Love is chemicals, as Lenny says: It’s a drug. It clouds memories, and acts faster and more powerfully than any of the drug cocktails the Clockworks staff and patients are always talking about. The problem is that going down that road only means realizing that everything is chemicals, nothing means anything — and we know in our bones that that isn’t true. Drawing this line is not going to work on David, because it doesn’t work on anybody. Not forever.
And so, once a creepy performance by David’s sister Amy (Katie Aselton) — a horny, cruel nurse in this reality — reminds us about his adoption, Lenny goes in on that: We learn that David’s biological father knew he’d be targeted by this entity, and tried his best to hide the baby before Lenny could find and devour him. It didn’t work out great, clearly — we see that in the “real world,” a bunch of bullets are heading toward Syd and David very slowly while all this goes down — but it does provide an inkling of hope.

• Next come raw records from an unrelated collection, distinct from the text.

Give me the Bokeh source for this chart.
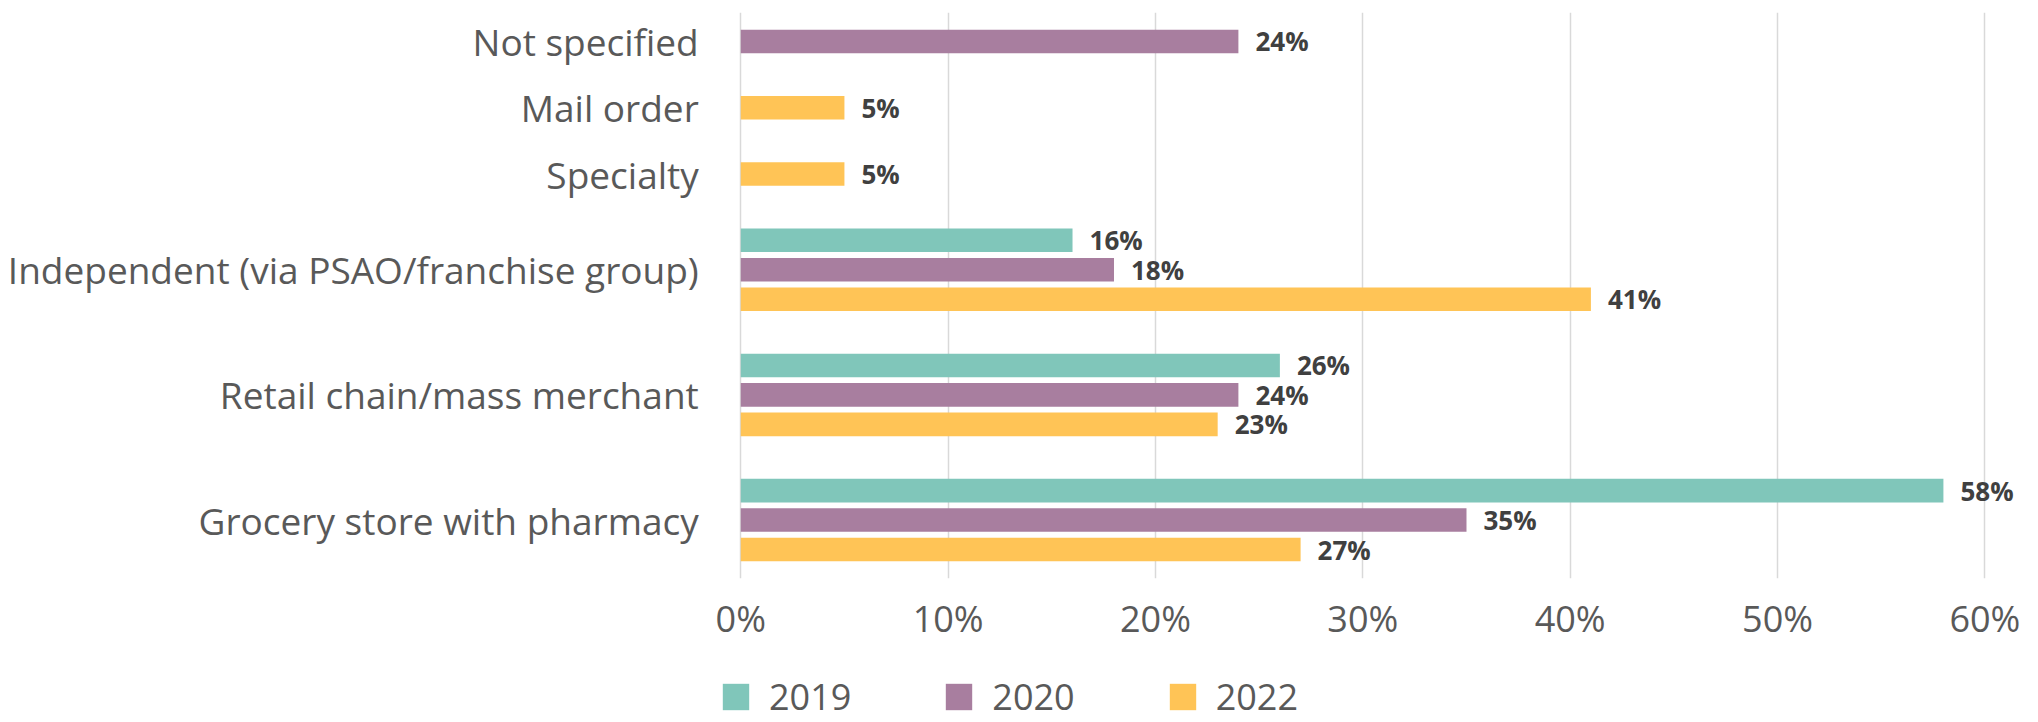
from bokeh.plotting import figure
from bokeh.layouts import column
from bokeh.models import FactorRange, Range1d, ColumnDataSource, FixedTicker, PrintfTickFormatter
from bokeh.core.properties import value
from bokeh.embed import file_html
from bokeh.resources import INLINE

# ---- data (bottom to top) ----
categories = [
    "Grocery store with pharmacy",
    "Retail chain/mass merchant",
    "Independent (via PSAO/franchise group)",
    "Specialty",
    "Mail order",
    "Not specified",
]
years = ["2019", "2020", "2022"]
v2019 = [58, 26, 16, None, None, None]
v2020 = [35, 24, 18, None, None, 24]
v2022 = [27, 23, 41, 5, 5, None]
colors = ["#80C6BA", "#A87E9F", "#FFC456"]
x_ticks = [0, 10, 20, 30, 40, 50, 60]

series = {"2019": v2019, "2020": v2020, "2022": v2022}

factors = []
for ci, cat in enumerate(categories):
    for yr in reversed(years):
        if series[yr][ci] is not None:
            factors.append((cat, yr))

FONT = "Open Sans"
GRAY = "#595959"

p = figure(
    frame_width=2030, frame_height=566,
    y_range=FactorRange(*factors, group_padding=1.25, range_padding=0.053),
    x_range=Range1d(-35.7, 62.2),
    output_backend="svg", toolbar_location=None,
    min_border_left=0, min_border_right=8, min_border_top=12, min_border_bottom=80,
)
p.outline_line_color = None
p.background_fill_color = "white"
p.yaxis.visible = False

for yr, col in zip(years, colors):
    vals = series[yr]
    ys, xs, labels = [], [], []
    for ci, cat in enumerate(categories):
        v = vals[ci]
        if v is not None:
            ys.append((cat, yr))
            xs.append(v)
            labels.append(f"{v}%")
    src = ColumnDataSource(dict(y=ys, x=xs, label=labels))
    p.hbar(y="y", left=0, right="x", height=0.8, fill_color=col, line_color=None, source=src)
    p.text(x="x", y="y", text="label", x_offset=17, text_align="left", text_baseline="middle",
           text_font=value(FONT), text_font_style="bold", text_font_size="26px",
           text_color="#404040", source=src)

# category labels (at group centres of the nested factor range)
cat_src = ColumnDataSource(dict(y=categories, x=[0] * len(categories), label=categories))
p.text(x="x", y="y", text="label", x_offset=-42, text_align="right", text_baseline="middle",
       text_font=value(FONT), text_font_size="37px", text_color=GRAY, source=cat_src)

# x axis
p.xaxis.ticker = FixedTicker(ticks=x_ticks)
p.xaxis.formatter = PrintfTickFormatter(format="%d%%")
p.xaxis.axis_line_color = None
p.xaxis.major_tick_line_color = None
p.xaxis.minor_tick_line_color = None
p.xaxis.major_label_text_font = FONT
p.xaxis.major_label_text_font_size = "36px"
p.xaxis.major_label_text_color = GRAY
p.xaxis.major_label_standoff = 9

p.xgrid.grid_line_color = "#D9D9D9"
p.xgrid.grid_line_width = 1.5
p.xgrid.ticker = FixedTicker(ticks=x_ticks)
p.ygrid.grid_line_color = None

# ---- legend strip below the chart ----
leg = figure(
    frame_width=2038, frame_height=64,
    x_range=Range1d(0, 1), y_range=Range1d(0, 1),
    output_backend="svg", toolbar_location=None,
    min_border_left=0, min_border_right=0, min_border_top=0, min_border_bottom=0,
)
leg.axis.visible = False
leg.grid.visible = False
leg.outline_line_color = None
for yr, col in zip(years, colors):
    vals = [v for v in series[yr] if v is not None]
    r = leg.hbar(y=[0.5] * len(vals), left=0, right=vals, height=0.8, fill_color=col,
                 line_color=None, legend_label=yr)
    r.visible = False  # only its legend entry is shown

lg = leg.legend[0]
lg.orientation = "horizontal"
lg.location = (719, 1)
lg.glyph_width = 33
lg.glyph_height = 33
lg.label_standoff = 17
lg.spacing = 91
lg.padding = 0
lg.margin = 0
lg.border_line_color = None
lg.background_fill_alpha = 0
lg.inactive_fill_alpha = 0
lg.label_text_font = FONT
lg.label_text_font_size = "36px"
lg.label_text_color = GRAY

layout = column(p, leg, spacing=0)
open("out.html", "w").write(file_html(layout, INLINE))
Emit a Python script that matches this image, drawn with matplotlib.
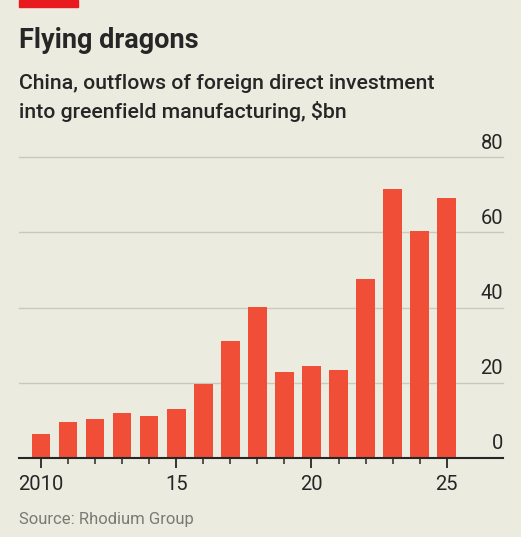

After all, the Bowie cover that ends the episode — “Oh! You Pretty Things” — isn’t just a direct reference to Marvel’s mutants (“gottta make way for the homo superior“) it’s also a victory song for them: Bowie could be writing about this very scenario, and making it very clear: Our Division 3 is nothing more than the dying breath of a given generation’s fear of the next, or more specifically humanity’s petty fear of usurpation by people like David, and Melanie, and Syd.
While this alternative Clockworks realm is a prison for everyone, as the parasite tightens its hold, David thinks that he’s finally seeing things clearly. But from an outside perspective, for us as viewers, it’s clear that this is all a false reality. But it’s very real to everyone inside of it, and it’s a terribly scary place to be living.
Luckily, there’s Oliver Bird (Jemaine Clement) — who scoops up first Cary, then Melanie herself, and it would seem sends Cary back in his diving suit to pick up Syd in the episode’s final moments. Kerry and Ptonomy should follow — they can leave the Eye to die, frankly — and then it’ll just be back to David, to face his demon once and for all. And whether that means joining forces with her, barfing her into the next mind down the line, or eating her up completely, all we know is that one hour in Clockworks is enough for any lifetime, no matter what dimension it’s in.
“Legion” airs on Wednesday nights at 10 p.m. ET/PT on FX. Two episodes remain of Season 1, and a second season was announced this week.